[begin Dataset extract]

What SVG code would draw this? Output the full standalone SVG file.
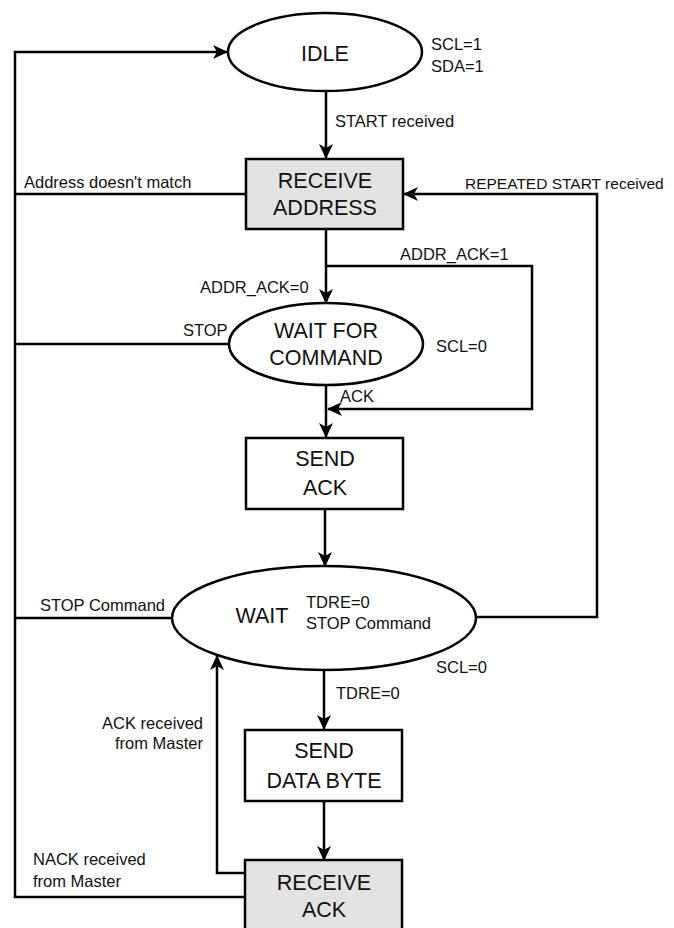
<svg xmlns="http://www.w3.org/2000/svg" width="674" height="928" viewBox="0 0 674 928">
<style>
.node{stroke:#000;stroke-width:2.5}
.st{fill:#fff}
.gray{fill:#e3e3e3}
.nt{font-family:"Liberation Sans",Arial,sans-serif;font-size:21.5px;fill:#111;text-anchor:middle}
.lb{font-family:"Liberation Sans",Arial,sans-serif;font-size:16.5px;fill:#111}
.cn{fill:none;stroke:#000;stroke-width:2.5}
</style>
<defs>
<marker id="ah" markerUnits="userSpaceOnUse" markerWidth="16" markerHeight="14" refX="14" refY="7" orient="auto">
<path d="M0,0 L15,7 L0,14 L4,7 z" fill="#000"/>
</marker>
</defs>
<rect width="674" height="928" fill="#fff"/>
<g id="connectors">
<path class="cn" d="M245,897 H15 V52 H227" marker-end="url(#ah)"/>
<path class="cn" d="M245,194 H15"/>
<path class="cn" d="M229,344 H15"/>
<path class="cn" d="M172,618 H15"/>
<path class="cn" d="M326,91 V158" marker-end="url(#ah)"/>
<path class="cn" d="M326,229 V303" marker-end="url(#ah)"/>
<path class="cn" d="M326,266 H532 V409 H328" marker-end="url(#ah)"/>
<path class="cn" d="M326,384 V437" marker-end="url(#ah)"/>
<path class="cn" d="M325,509 V566" marker-end="url(#ah)"/>
<path class="cn" d="M476,617 H597 V194 H404" marker-end="url(#ah)"/>
<path class="cn" d="M324,671 V729" marker-end="url(#ah)"/>
<path class="cn" d="M324,801 V860" marker-end="url(#ah)"/>
<path class="cn" d="M245,873 H217 V656" marker-end="url(#ah)"/>
</g>
<g id="idle">
<ellipse class="node st" cx="325" cy="52" rx="97" ry="39"/>
<text class="nt" x="325" y="61">IDLE</text>
<text class="lb" x="431" y="50">SCL=1</text>
<text class="lb" x="431" y="72">SDA=1</text>
</g>
<g id="receive-address">
<rect class="node gray" x="246" y="159" width="157" height="70"/>
<text class="nt" x="325" y="188">RECEIVE</text>
<text class="nt" x="325" y="215">ADDRESS</text>
</g>
<g id="wait-for-command">
<ellipse class="node st" cx="326" cy="344" rx="97" ry="41"/>
<text class="nt" x="326" y="338">WAIT FOR</text>
<text class="nt" x="326" y="365">COMMAND</text>
<text class="lb" x="436" y="352">SCL=0</text>
</g>
<g id="send-ack">
<rect class="node st" x="246" y="438" width="157" height="71"/>
<text class="nt" x="325" y="466">SEND</text>
<text class="nt" x="325" y="495">ACK</text>
</g>
<g id="wait">
<ellipse class="node st" cx="324" cy="618" rx="152" ry="52"/>
<text class="nt" x="262" y="623">WAIT</text>
<text class="lb" x="306" y="608">TDRE=0</text>
<text class="lb" x="306" y="629">STOP Command</text>
<text class="lb" x="436" y="673">SCL=0</text>
</g>
<g id="send-data-byte">
<rect class="node st" x="245" y="730" width="157" height="71"/>
<text class="nt" x="324" y="758">SEND</text>
<text class="nt" x="324" y="788">DATA BYTE</text>
</g>
<g id="receive-ack">
<rect class="node gray" x="245" y="860" width="157" height="80"/>
<text class="nt" x="324" y="890">RECEIVE</text>
<text class="nt" x="324" y="917">ACK</text>
</g>
<g id="labels">
<text class="lb" x="465" y="189" style="font-size:15.5px">REPEATED START received</text>
<text class="lb" x="335" y="127">START received</text>
<text class="lb" x="24" y="188">Address doesn't match</text>
<text class="lb" x="400" y="260">ADDR_ACK=1</text>
<text class="lb" x="200" y="293">ADDR_ACK=0</text>
<text class="lb" x="183" y="336">STOP</text>
<text class="lb" x="340" y="402">ACK</text>
<text class="lb" x="40" y="611">STOP Command</text>
<text class="lb" x="336" y="699">TDRE=0</text>
<text class="lb" x="203" y="729" text-anchor="end">ACK received</text>
<text class="lb" x="203" y="749" text-anchor="end">from Master</text>
<text class="lb" x="33" y="865">NACK received</text>
<text class="lb" x="33" y="887">from Master</text>
</g>
</svg>
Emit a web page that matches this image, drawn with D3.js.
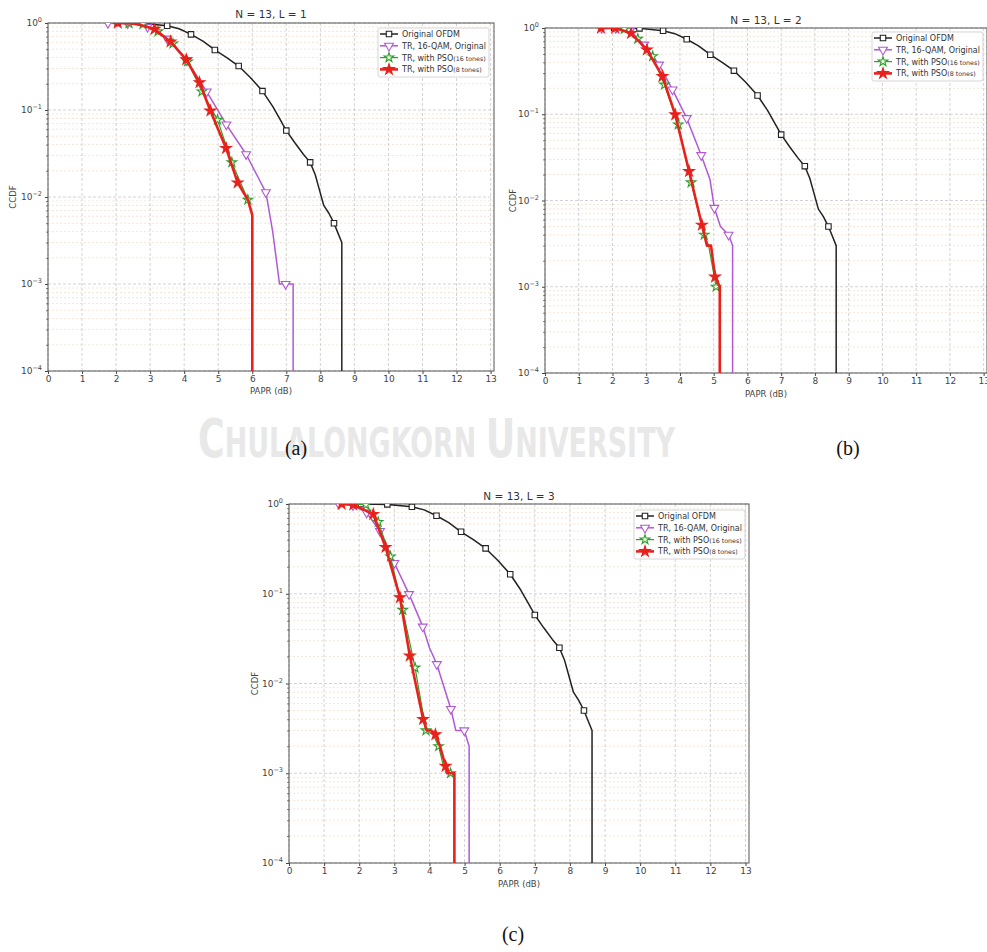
<!DOCTYPE html>
<html><head><meta charset="utf-8">
<script src="https://cdnjs.cloudflare.com/ajax/libs/d3/7.8.5/d3.min.js"></script>
<style>body{margin:0;background:#fff}svg{display:block}</style>
</head><body><svg id="fig" width="987" height="952"></svg>
<script>
//ticks and labels
var xTicks=d3.range(0,14);
var yTicks=[1e-4,1e-3,1e-2,1e-1,1];
var yExp=["\u22124","\u22123","\u22122","\u22121","0"];
var titles=["N = 13, L = 1","N = 13, L = 2","N = 13, L = 3"];
var captions=["(a)","(b)","(c)"];
var names=["Original OFDM","TR, 16-QAM, Original","TR, with PSO","TR, with PSO"];
var nameTail=["","","(16 tones)","(8 tones)"];

// [PAPR dB, CCDF, marker?]
var ofdm=[[2.05,1,1],[2.8,0.99,1],[3.5,0.93,1],[3.85,0.86,0],[4.2,0.74,1],[4.55,0.62,0],[4.9,0.49,1],[5.25,0.40,0],[5.6,0.32,1],[5.95,0.235,0],[6.3,0.165,1],[6.6,0.11,0],[6.8,0.08,0],[7.0,0.058,1],[7.25,0.042,0],[7.5,0.031,0],[7.7,0.025,1],[7.85,0.018,0],[7.95,0.013,0],[8.1,0.008,0],[8.25,0.0065,0],[8.4,0.005,1],[8.5,0.004,0],[8.63,0.003,0],[8.63,1e-5,0]];

var qamA=[[1.76,1,1],[2.34,0.99,1],[2.92,0.9,1],[3.5,0.66,1],[4.08,0.37,1],[4.66,0.163,1],[5.24,0.068,1],[5.82,0.031,1],[6.1,0.019,0],[6.4,0.0113,1],[6.6,0.004,0],[6.8,0.001,0],[6.98,0.001,1],[7.2,0.001,0],[7.2,1e-5,0]];
var pso16A=[[1.95,1,0],[2.38,0.99,1],[2.79,0.97,1],[3.23,0.8,1],[3.67,0.58,1],[4.1,0.36,1],[4.52,0.163,1],[4.98,0.077,1],[5.4,0.025,1],[5.87,0.0093,1],[6.0,0.0062,0],[6.0,1e-5,0]];
var pso8A=[[1.9,1,0],[2.05,1,1],[2.6,0.98,0],[3.13,0.85,1],[3.6,0.61,1],[4.06,0.38,1],[4.45,0.207,1],[4.77,0.098,1],[5.23,0.0364,1],[5.57,0.0146,1],[5.87,0.0093,0],[6.0,0.0062,0],[6.0,1e-5,0]];

var qamB=[[1.68,1,1],[2.1,1,1],[2.52,0.93,1],[2.94,0.64,1],[3.38,0.376,1],[3.78,0.193,1],[4.2,0.09,1],[4.63,0.0335,1],[4.89,0.0175,0],[5.02,0.0082,1],[5.2,0.005,0],[5.44,0.004,1],[5.56,0.003,0],[5.56,1e-5,0]];
var pso16B=[[1.9,1,0],[2.35,0.97,1],[2.75,0.75,1],[3.19,0.47,1],[3.54,0.22,1],[3.95,0.076,1],[4.33,0.0162,1],[4.72,0.004,1],[4.85,0.003,0],[5.07,0.001,1],[5.18,0.001,0],[5.18,1e-5,0]];
var pso8B=[[1.66,1,1],[2.08,1,1],[2.55,0.87,1],[3.02,0.56,1],[3.48,0.275,1],[3.86,0.099,1],[4.27,0.0218,1],[4.65,0.0052,1],[4.8,0.003,0],[4.92,0.003,0],[5.04,0.0013,1],[5.18,0.001,0],[5.18,1e-5,0]];

var qamC=[[1.42,1,1],[1.82,0.97,1],[2.21,0.8,1],[2.59,0.5,1],[3.0,0.22,1],[3.42,0.099,1],[3.81,0.043,1],[4.0,0.025,0],[4.21,0.0164,1],[4.61,0.0052,1],[4.75,0.003,0],[4.99,0.003,1],[5.13,0.002,0],[5.13,1e-5,0]];
var pso16C=[[1.8,1,0],[2.19,0.98,1],[2.54,0.63,1],[2.89,0.26,1],[3.24,0.066,1],[3.59,0.015,1],[3.9,0.003,1],[4.05,0.003,0],[4.26,0.002,1],[4.4,0.0012,0],[4.6,0.001,1],[4.71,0.001,0],[4.71,1e-5,0]];
var pso8C=[[1.5,1,1],[1.83,0.98,1],[2.4,0.77,1],[2.75,0.33,1],[3.16,0.091,1],[3.44,0.0204,1],[3.82,0.004,1],[3.92,0.003,0],[4.05,0.003,0],[4.17,0.0027,1],[4.3,0.002,0],[4.46,0.0012,1],[4.5,0.001,0],[4.71,0.001,0],[4.71,1e-5,0]];

var svg=d3.select("#fig");
var font="DejaVu Sans, sans-serif";

//series styles
var styles=[
    {color:"#222",width:1.5,sym:d3.symbolSquare,size:30,fill:"#fff",rot:0},
    {color:"#b159d4",width:1.5,sym:d3.symbolTriangle,size:34,fill:"#fff",rot:180},
    {color:"#2ca02c",width:1.2,sym:d3.symbolStar,size:28,fill:"#f2f7e8",rot:0},
    {color:"#e8211c",width:2.6,sym:d3.symbolStar,size:36,fill:"#e8211c",rot:0}
];

var panels=[
    {l:48,r:494,t:23,b:371,series:[ofdm,qamA,pso16A,pso8A],lx:378,ly:28,ty:18,xly:394,yl:13},
    {l:545,r:987,t:28,b:373,series:[ofdm,qamB,pso16B,pso8B],lx:872,ly:32,ty:24,xly:397,yl:513},
    {l:289,r:749,t:504,b:863,series:[ofdm,qamC,pso16C,pso8C],lx:634,ly:510,ty:500,xly:887,yl:255}
];

function drawPanel(p,i){
    var x=d3.scaleLinear().domain([0,13.1]).range([p.l,p.r]);
    var y=d3.scaleLog().domain([1e-4,1]).range([p.b,p.t]);
    var g=svg.append("g");
    g.append("clipPath").attr("id","clip"+i).append("rect")
        .attr("x",p.l).attr("y",p.t).attr("width",p.r-p.l).attr("height",p.b-p.t);

    //minor grid
    var minor=[];
    for(var e=-4;e<0;e++){for(var k=2;k<10;k++){minor.push(k*Math.pow(10,e));}}
    g.selectAll(".mg").data(minor).enter().append("line")
        .attr("x1",p.l).attr("x2",p.r).attr("y1",d=>y(d)).attr("y2",d=>y(d))
        .attr("stroke","#f3dfc9").attr("stroke-width",0.8).attr("stroke-dasharray","2,2");
    g.selectAll(".hg").data(yTicks).enter().append("line")
        .attr("x1",p.l).attr("x2",p.r).attr("y1",d=>y(d)).attr("y2",d=>y(d))
        .attr("stroke","#c8c8c8").attr("stroke-width",0.8).attr("stroke-dasharray","3,2");
    g.selectAll(".vg").data(xTicks).enter().append("line")
        .attr("y1",p.t).attr("y2",p.b).attr("x1",d=>x(d)).attr("x2",d=>x(d))
        .attr("stroke","#c8c8c8").attr("stroke-width",0.8).attr("stroke-dasharray","3,2");

    //axes
    var ax=g.append("g").attr("transform","translate(0,"+p.b+")")
        .call(d3.axisBottom(x).tickValues(xTicks).tickSize(3).tickSizeOuter(0).tickPadding(2));
    ax.select(".domain").remove();
    ax.selectAll("text").attr("font-family",font).attr("font-size",9).attr("fill","#444");
    ax.selectAll("line").attr("stroke","#444");
    var ay=g.append("g").attr("transform","translate("+p.l+",0)")
        .call(d3.axisLeft(y).tickValues(yTicks).tickSize(3).tickSizeOuter(0).tickFormat(""));
    ay.select(".domain").remove();
    ay.selectAll("line").attr("stroke","#444");
    var aym=g.append("g").attr("transform","translate("+p.l+",0)")
        .call(d3.axisLeft(y).tickValues(minor).tickSize(1.8).tickSizeOuter(0).tickFormat(""));
    aym.select(".domain").remove();
    aym.selectAll("line").attr("stroke","#666");
    var yt=g.selectAll(".ytl").data(yTicks).enter().append("text")
        .attr("x",p.l-6).attr("y",d=>y(d)+3).attr("text-anchor","end")
        .attr("font-family",font).attr("font-size",9).attr("fill","#444").text("10");
    yt.append("tspan").attr("dy",-4).attr("font-size",6.5).text((d,j)=>yExp[j]);

    //frame
    g.append("rect").attr("x",p.l).attr("y",p.t).attr("width",p.r-p.l).attr("height",p.b-p.t)
        .attr("fill","none").attr("stroke","#555").attr("stroke-width",1);

    //labels
    g.append("text").attr("x",(p.l+p.r)/2).attr("y",p.ty).attr("text-anchor","middle")
        .attr("font-family",font).attr("font-size",10.5).attr("fill","#333").text(titles[i]);
    g.append("text").attr("x",(p.l+p.r)/2).attr("y",p.xly).attr("text-anchor","middle")
        .attr("font-family",font).attr("font-size",8.5).attr("fill","#444").text("PAPR (dB)");
    g.append("text").attr("transform","translate("+p.yl+","+(p.t+p.b)/2+") rotate(-90)")
        .attr("text-anchor","middle").attr("dy","0.35em")
        .attr("font-family",font).attr("font-size",8.5).attr("fill","#444").text("CCDF");

    //curves
    var line=d3.line().x(d=>x(d[0])).y(d=>y(d[1]));
    var cg=g.append("g").attr("clip-path","url(#clip"+i+")");
    p.series.forEach(function(s,j){
        var st=styles[j];
        cg.append("path").datum(s).attr("d",line).attr("fill","none")
            .attr("stroke",st.color).attr("stroke-width",st.width).attr("stroke-linejoin","round");
        cg.selectAll(".m"+j).data(s.filter(d=>d[2])).enter().append("path")
            .attr("d",d3.symbol().type(st.sym).size(st.size))
            .attr("transform",d=>"translate("+x(d[0])+","+y(d[1])+") rotate("+st.rot+")")
            .attr("fill",st.fill).attr("stroke",st.color).attr("stroke-width",1.1);
    });

    //legend
    var lg=g.append("g").attr("transform","translate("+p.lx+","+p.ly+")");
    var box=lg.append("rect").attr("height",49).attr("rx",2)
        .attr("fill","#fff").attr("fill-opacity",0.9).attr("stroke","#d6d6d6");
    var maxW=0;
    styles.forEach(function(st,j){
        var yy=6+j*11.8;
        lg.append("line").attr("x1",2).attr("x2",20).attr("y1",yy).attr("y2",yy)
            .attr("stroke",st.color).attr("stroke-width",st.width);
        lg.append("path").attr("d",d3.symbol().type(st.sym).size(st.size))
            .attr("transform","translate(11,"+yy+") rotate("+st.rot+")")
            .attr("fill",st.fill).attr("stroke",st.color).attr("stroke-width",1.1);
        var t=lg.append("text").attr("x",24).attr("y",yy+3)
            .attr("font-family",font).attr("font-size",8).attr("fill","#333").text(names[j]);
        if(nameTail[j]){t.append("tspan").attr("font-size",6.3).text(nameTail[j]);}
        maxW=Math.max(maxW,t.node().getComputedTextLength());
    });
    box.attr("width",maxW+27);
}

//watermark
var wm=svg.append("text").attr("x",198).attr("y",457)
    .attr("font-family","Liberation Sans Narrow, DejaVu Sans Condensed, sans-serif")
    .attr("font-weight","bold").attr("fill","#e8e8e8")
    .attr("textLength",477).attr("lengthAdjust","spacingAndGlyphs");
wm.append("tspan").attr("font-size",54).text("C");
wm.append("tspan").attr("font-size",40).text("HULALONGKORN ");
wm.append("tspan").attr("font-size",54).text("U");
wm.append("tspan").attr("font-size",40).text("NIVERSITY");

panels.forEach(drawPanel);

//captions
var capPos=[[296,455],[848,455],[513,941]];
svg.selectAll(".cap").data(captions).enter().append("text")
    .attr("x",(d,i)=>capPos[i][0]).attr("y",(d,i)=>capPos[i][1]).attr("text-anchor","middle")
    .attr("font-family","Liberation Serif, Times New Roman, serif").attr("font-size",20)
    .attr("fill","#111").text(d=>d);
</script></body></html>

[end Dataset extract]

**Task details:**
State, as a bare number, how many lines of the listing hold the word "with".

**Reply to the task:**
2